Francis J. "Jay" McKay, 76, an executive with Fox Chase Cancer Center for 30 years, died of heart failure Saturday, Dec. 17, at Abington Memorial Hospital.

Francis J. "Jay" McKay, 76, an executive with Fox Chase Cancer Center for 30 years, died of heart failure Saturday, Dec. 17, at Abington Memorial Hospital.

Mr. McKay played a leading role in building Fox Chase from a community hospital into a comprehensive cancer-treatment center that sees more than 7,900 new patients a year, said Christine Wilson, who worked with him for 28 years.

He was a central figure in bringing together the Institute for Cancer Research and the American Oncologic Hospital in 1974 to form Fox Chase.

"His vision and determination were critical to transforming these distinct entities into a unified center of excellence," said R. Donald Leedy, another longtime colleague.

Born in Darby Borough, Mr. McKay graduated from St. James High School in Chester in 1953. He enlisted in the Navy that year and served on the destroyer Sigourney in Europe and the Mediterranean during the mid-1950s.

After his discharge in December 1956, Mr. McKay returned to his studies, earning a bachelor's degree from Villanova University in 1961.

His first job was as staff accountant with Lybrand, Ross Bros. & Montgomery, a management consulting firm then in Center City.

In 1963, he joined the Institute for Cancer Research in Fox Chase as business manager. He rose to become administrator and corporate secretary from 1970 to 1974.

In 1974, when the institute became part of Fox Chase Cancer Center, he was named corporate secretary and treasurer; he became vice president and administrator in 1978.

In 1981, he was promoted to executive vice president, a post he held until his retirement in 2004.

"He had a huge impact on everyone he worked with," Wilson said. "On Friday, he would walk around the facility saying, 'How's it going?' He came from the old school, for sure."

Throughout his career, he pushed hard on the national level for cancer funding and development of a national cancer program, Wilson said.

Mr. McKay helped create the National Comprehensive Cancer Network, which established guidelines for the care of cancer patients, Leedy said.

As an executive, Mr. McKay looked to recruit the best talent possible to Fox Chase, without regard to gender or race. He did this long before it became a societal norm, Leedy said.

"He recognized talent and rewarded it," he said.

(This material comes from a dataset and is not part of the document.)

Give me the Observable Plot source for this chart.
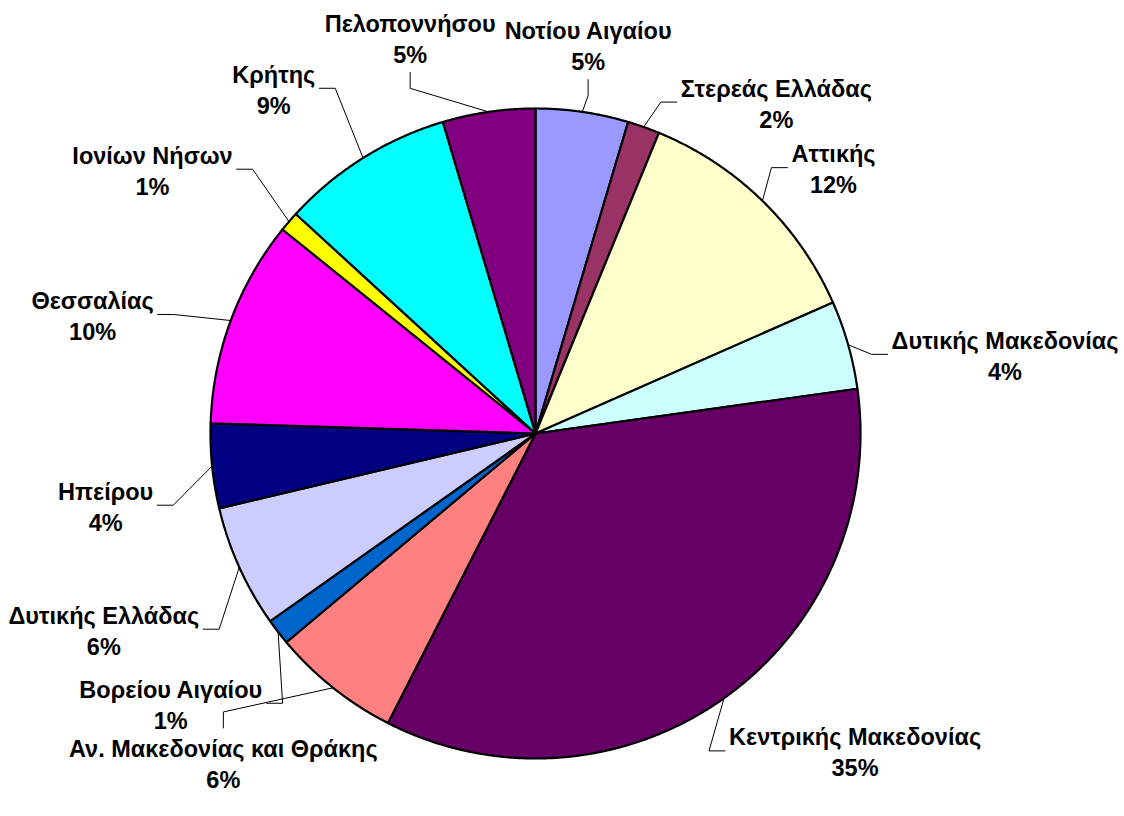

Mr. McKay served as a Bucks County commissioner, as a Warminster Township supervisor, on the Warminster Fire Commission, as president of the Bucks County Jaycees, and as president of various homeowners associations.

He also served on the board of the Upper Dublin Fire Commission and with the Philadelphia Archdiocese's Business Leadership Organized for Catholic Schools program.

A devoted reader, Mr. McKay loved history, especially of the Civil War. In later years, he enjoyed travel.

Mr. McKay met his wife of 52 years, Carol A., at a parish dance. He thought she was someone else; she refused his invitation to dance. He asked her a second time, and they danced the night together.

The McKays made their home in Warminster, and later in Fort Washington.

Surviving, in addition to his wife, are daughters Donna M. Kasznel, Linda A., and Theresa A. Jensen; a son, Francis J. Jr.; and nine grandchildren.

A viewing will be at 10 a.m. Thursday, Dec. 22, at Queen of Peace Roman Catholic Church, 820 North Hills Ave., Glenside, followed by an 11 a.m. Funeral Mass. Interment will be in Holy Sepulchre Cemetery, Cheltenham.

Donations in his name may be made to Fox Chase Cancer Center, c/o Donald Green, Department of Institutional Advancement, 333 Cottman Ave., Philadelphia 19111.